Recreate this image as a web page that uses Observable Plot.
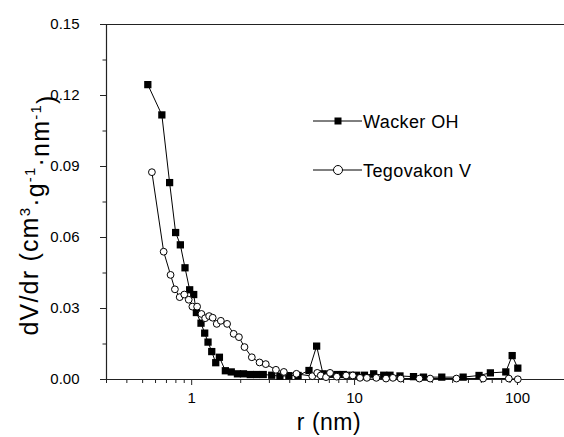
<!DOCTYPE html>
<html><head><meta charset="utf-8">
<script src="https://cdn.jsdelivr.net/npm/d3@7"></script>
<script src="https://cdn.jsdelivr.net/npm/@observablehq/plot@0.6"></script>
<style>body{margin:0;background:#fff}</style>
</head><body><div id="chart"></div>
<script>
const seriesNames = ["Wacker OH", "Tegovakon V"];
const wackerR = [0.538,0.656,0.732,0.797,0.852,0.910,0.972,1.029,1.069,1.141,1.202,1.26,1.328,1.405,1.48,1.61,1.75,1.91,2.08,2.29,2.50,2.75,3.10,3.48,3.95,4.5,5.25,5.85,6.4,7.0,7.78,8.53,9.38,10.3,11.5,13.1,15.1,16.5,19.0,23.0,26.5,34.3,46.4,58.1,68.2,84.8,92.8,100.5];
const wackerV = [0.1246,0.1118,0.0832,0.0621,0.0569,0.0472,0.0379,0.0359,0.0283,0.0238,0.0196,0.0158,0.0118,0.0071,0.0094,0.0037,0.0032,0.0024,0.0024,0.0021,0.0021,0.0021,0.0018,0.0014,0.0016,0.0017,0.0038,0.0141,0.0024,0.0022,0.0021,0.0021,0.0018,0.0018,0.0018,0.0024,0.0018,0.0018,0.0015,0.0012,0.0010,0.0010,0.0010,0.0017,0.0028,0.0032,0.0101,0.0048];
const tegoR = [0.570,0.673,0.742,0.789,0.844,0.901,0.959,1.01,1.08,1.148,1.21,1.28,1.346,1.425,1.51,1.65,1.81,1.95,2.11,2.34,2.61,2.85,3.29,3.68,4.4,5.5,5.9,6.2,6.68,7.07,7.78,8.87,9.75,10.8,11.9,13.6,15.6,17.2,19.2,25.0,29.1,42.2,61.5,88.5,100.5];
const tegoV = [0.0876,0.0540,0.0442,0.0381,0.0348,0.0359,0.0337,0.0308,0.0308,0.0277,0.0259,0.0268,0.0261,0.0235,0.0248,0.0235,0.0193,0.0179,0.0137,0.0094,0.0072,0.0065,0.0041,0.0032,0.0024,0.0014,0.0028,0.0017,0.0010,0.0028,0.0012,0.0017,0.0017,0.0007,0.0007,0.0007,0.0004,0.0007,0.0004,0.0004,0.0004,0.0004,0.0004,0.0004,0.0001];
const yTicks = [0, 0.03, 0.06, 0.09, 0.12, 0.15];
const yMinor = [0.015, 0.045, 0.075, 0.105, 0.135];
const xTicks = [1, 10, 100];
const xMinor = [0.3,0.4,0.5,0.6,0.7,0.8,0.9,2,3,4,5,6,7,8,9,20,30,40,50,60,70,80,90];
const xLabel = "r (nm)";

const wacker = wackerR.map((r, i) => ({r, v: wackerV[i]}));
const tego = tegoR.map((r, i) => ({r, v: tegoV[i]}));
const font = "'Liberation Sans', Arial, Helvetica, sans-serif";
const axisColor = "#222";

const plot = Plot.plot({
  width: 564, height: 437,
  marginLeft: 106, marginRight: 0, marginTop: 24, marginBottom: 58,
  style: {fontFamily: font, fontSize: "15px", color: "#000", background: "#fff"},
  x: {type: "log", domain: [0.3, 200], range: [106, 566]},
  y: {domain: [0, 0.15]},
  marks: [
    Plot.axisY(yTicks, {tickSize: 6, tickPadding: 21, tickFormat: d3.format(".2f"), label: null, stroke: axisColor, fontSize: 15}),
    Plot.axisY(yMinor, {tickSize: 3.5, text: null, label: null, stroke: axisColor}),
    Plot.axisX(xTicks, {tickSize: 6, tickPadding: 7, tickFormat: d => String(d), label: null, stroke: axisColor, fontSize: 15}),
    Plot.axisX(xMinor, {tickSize: 4, text: null, label: null, stroke: axisColor}),
    Plot.ruleY([0, 0.15], {stroke: axisColor, strokeWidth: 1.2}),
    Plot.ruleX([0.3], {stroke: axisColor, strokeWidth: 1.2}),
    Plot.line(wacker, {x: "r", y: "v", stroke: "#000", strokeWidth: 1}),
    Plot.dot(wacker, {x: "r", y: "v", symbol: "square", r: 4.1, fill: "#000", stroke: "none"}),
    Plot.line(tego, {x: "r", y: "v", stroke: "#000", strokeWidth: 1}),
    Plot.dot(tego, {x: "r", y: "v", symbol: "circle", r: 3.4, fill: "#fff", stroke: "#000", strokeWidth: 1})
  ]
});
document.getElementById("chart").appendChild(plot);

const svg = d3.select(plot);
// x axis label
svg.append("text").attr("x", 329).attr("y", 430).attr("text-anchor", "middle")
  .attr("font-family", font).attr("font-size", 23).attr("letter-spacing", 0.5).attr("fill", "#000").text(xLabel);
// y axis label with superscripts
const yl = svg.append("text").attr("transform", "translate(38,215) rotate(-90)")
  .attr("text-anchor", "middle").attr("font-family", font).attr("font-size", 25)
  .attr("letter-spacing", 1.2).attr("fill", "#000");
const parts = [["dV/dr (cm", 0], ["3", 1], ["·g", 0], ["-1", 1], ["·nm", 0], ["-1", 1], [")", 0]];
let sup = false;
for (const [t, s] of parts) {
  const ts = yl.append("tspan").text(t);
  if (s && !sup) { ts.attr("dy", "-0.55em").attr("font-size", 15); sup = true; }
  else if (!s && sup) { ts.attr("dy", "0.55em"); sup = false; }
  else if (s) ts.attr("font-size", 15);
}
// legend
const leg = svg.append("g").attr("font-family", font).attr("font-size", 18).attr("text-anchor", "start");
const rows = [{y: 121, name: seriesNames[0], sq: true}, {y: 170, name: seriesNames[1], sq: false}];
for (const row of rows) {
  leg.append("line").attr("x1", 313).attr("x2", 362).attr("y1", row.y).attr("y2", row.y).attr("stroke", "#000");
  if (row.sq) leg.append("rect").attr("x", 334.5).attr("y", row.y - 3.5).attr("width", 7).attr("height", 7).attr("fill", "#000");
  else leg.append("circle").attr("cx", 338).attr("cy", row.y).attr("r", 4.5).attr("fill", "#fff").attr("stroke", "#000");
  leg.append("text").attr("x", 363).attr("y", row.y + 6.5).attr("fill", "#000").attr("letter-spacing", 0.4)
    .attr("text-anchor", "start").text(row.name);
}
</script></body></html>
========================================================================
■ **OBJECTIVE**
Set the data above down again exactly as given, with no pictures.

■ **TASK RESPONSE**
Recreate this image as a web page that uses Observable Plot.
<!DOCTYPE html>
<html><head><meta charset="utf-8">
<script src="https://cdn.jsdelivr.net/npm/d3@7"></script>
<script src="https://cdn.jsdelivr.net/npm/@observablehq/plot@0.6"></script>
<style>body{margin:0;background:#fff}</style>
</head><body><div id="chart"></div>
<script>
const seriesNames = ["Wacker OH", "Tegovakon V"];
const wackerR = [0.538,0.656,0.732,0.797,0.852,0.910,0.972,1.029,1.069,1.141,1.202,1.26,1.328,1.405,1.48,1.61,1.75,1.91,2.08,2.29,2.50,2.75,3.10,3.48,3.95,4.5,5.25,5.85,6.4,7.0,7.78,8.53,9.38,10.3,11.5,13.1,15.1,16.5,19.0,23.0,26.5,34.3,46.4,58.1,68.2,84.8,92.8,100.5];
const wackerV = [0.1246,0.1118,0.0832,0.0621,0.0569,0.0472,0.0379,0.0359,0.0283,0.0238,0.0196,0.0158,0.0118,0.0071,0.0094,0.0037,0.0032,0.0024,0.0024,0.0021,0.0021,0.0021,0.0018,0.0014,0.0016,0.0017,0.0038,0.0141,0.0024,0.0022,0.0021,0.0021,0.0018,0.0018,0.0018,0.0024,0.0018,0.0018,0.0015,0.0012,0.0010,0.0010,0.0010,0.0017,0.0028,0.0032,0.0101,0.0048];
const tegoR = [0.570,0.673,0.742,0.789,0.844,0.901,0.959,1.01,1.08,1.148,1.21,1.28,1.346,1.425,1.51,1.65,1.81,1.95,2.11,2.34,2.61,2.85,3.29,3.68,4.4,5.5,5.9,6.2,6.68,7.07,7.78,8.87,9.75,10.8,11.9,13.6,15.6,17.2,19.2,25.0,29.1,42.2,61.5,88.5,100.5];
const tegoV = [0.0876,0.0540,0.0442,0.0381,0.0348,0.0359,0.0337,0.0308,0.0308,0.0277,0.0259,0.0268,0.0261,0.0235,0.0248,0.0235,0.0193,0.0179,0.0137,0.0094,0.0072,0.0065,0.0041,0.0032,0.0024,0.0014,0.0028,0.0017,0.0010,0.0028,0.0012,0.0017,0.0017,0.0007,0.0007,0.0007,0.0004,0.0007,0.0004,0.0004,0.0004,0.0004,0.0004,0.0004,0.0001];
const yTicks = [0, 0.03, 0.06, 0.09, 0.12, 0.15];
const yMinor = [0.015, 0.045, 0.075, 0.105, 0.135];
const xTicks = [1, 10, 100];
const xMinor = [0.3,0.4,0.5,0.6,0.7,0.8,0.9,2,3,4,5,6,7,8,9,20,30,40,50,60,70,80,90];
const xLabel = "r (nm)";

const wacker = wackerR.map((r, i) => ({r, v: wackerV[i]}));
const tego = tegoR.map((r, i) => ({r, v: tegoV[i]}));
const font = "'Liberation Sans', Arial, Helvetica, sans-serif";
const axisColor = "#222";

const plot = Plot.plot({
  width: 564, height: 437,
  marginLeft: 106, marginRight: 0, marginTop: 24, marginBottom: 58,
  style: {fontFamily: font, fontSize: "15px", color: "#000", background: "#fff"},
  x: {type: "log", domain: [0.3, 200], range: [106, 566]},
  y: {domain: [0, 0.15]},
  marks: [
    Plot.axisY(yTicks, {tickSize: 6, tickPadding: 21, tickFormat: d3.format(".2f"), label: null, stroke: axisColor, fontSize: 15}),
    Plot.axisY(yMinor, {tickSize: 3.5, text: null, label: null, stroke: axisColor}),
    Plot.axisX(xTicks, {tickSize: 6, tickPadding: 7, tickFormat: d => String(d), label: null, stroke: axisColor, fontSize: 15}),
    Plot.axisX(xMinor, {tickSize: 4, text: null, label: null, stroke: axisColor}),
    Plot.ruleY([0, 0.15], {stroke: axisColor, strokeWidth: 1.2}),
    Plot.ruleX([0.3], {stroke: axisColor, strokeWidth: 1.2}),
    Plot.line(wacker, {x: "r", y: "v", stroke: "#000", strokeWidth: 1}),
    Plot.dot(wacker, {x: "r", y: "v", symbol: "square", r: 4.1, fill: "#000", stroke: "none"}),
    Plot.line(tego, {x: "r", y: "v", stroke: "#000", strokeWidth: 1}),
    Plot.dot(tego, {x: "r", y: "v", symbol: "circle", r: 3.4, fill: "#fff", stroke: "#000", strokeWidth: 1})
  ]
});
document.getElementById("chart").appendChild(plot);

const svg = d3.select(plot);
// x axis label
svg.append("text").attr("x", 329).attr("y", 430).attr("text-anchor", "middle")
  .attr("font-family", font).attr("font-size", 23).attr("letter-spacing", 0.5).attr("fill", "#000").text(xLabel);
// y axis label with superscripts
const yl = svg.append("text").attr("transform", "translate(38,215) rotate(-90)")
  .attr("text-anchor", "middle").attr("font-family", font).attr("font-size", 25)
  .attr("letter-spacing", 1.2).attr("fill", "#000");
const parts = [["dV/dr (cm", 0], ["3", 1], ["·g", 0], ["-1", 1], ["·nm", 0], ["-1", 1], [")", 0]];
let sup = false;
for (const [t, s] of parts) {
  const ts = yl.append("tspan").text(t);
  if (s && !sup) { ts.attr("dy", "-0.55em").attr("font-size", 15); sup = true; }
  else if (!s && sup) { ts.attr("dy", "0.55em"); sup = false; }
  else if (s) ts.attr("font-size", 15);
}
// legend
const leg = svg.append("g").attr("font-family", font).attr("font-size", 18).attr("text-anchor", "start");
const rows = [{y: 121, name: seriesNames[0], sq: true}, {y: 170, name: seriesNames[1], sq: false}];
for (const row of rows) {
  leg.append("line").attr("x1", 313).attr("x2", 362).attr("y1", row.y).attr("y2", row.y).attr("stroke", "#000");
  if (row.sq) leg.append("rect").attr("x", 334.5).attr("y", row.y - 3.5).attr("width", 7).attr("height", 7).attr("fill", "#000");
  else leg.append("circle").attr("cx", 338).attr("cy", row.y).attr("r", 4.5).attr("fill", "#fff").attr("stroke", "#000");
  leg.append("text").attr("x", 363).attr("y", row.y + 6.5).attr("fill", "#000").attr("letter-spacing", 0.4)
    .attr("text-anchor", "start").text(row.name);
}
</script></body></html>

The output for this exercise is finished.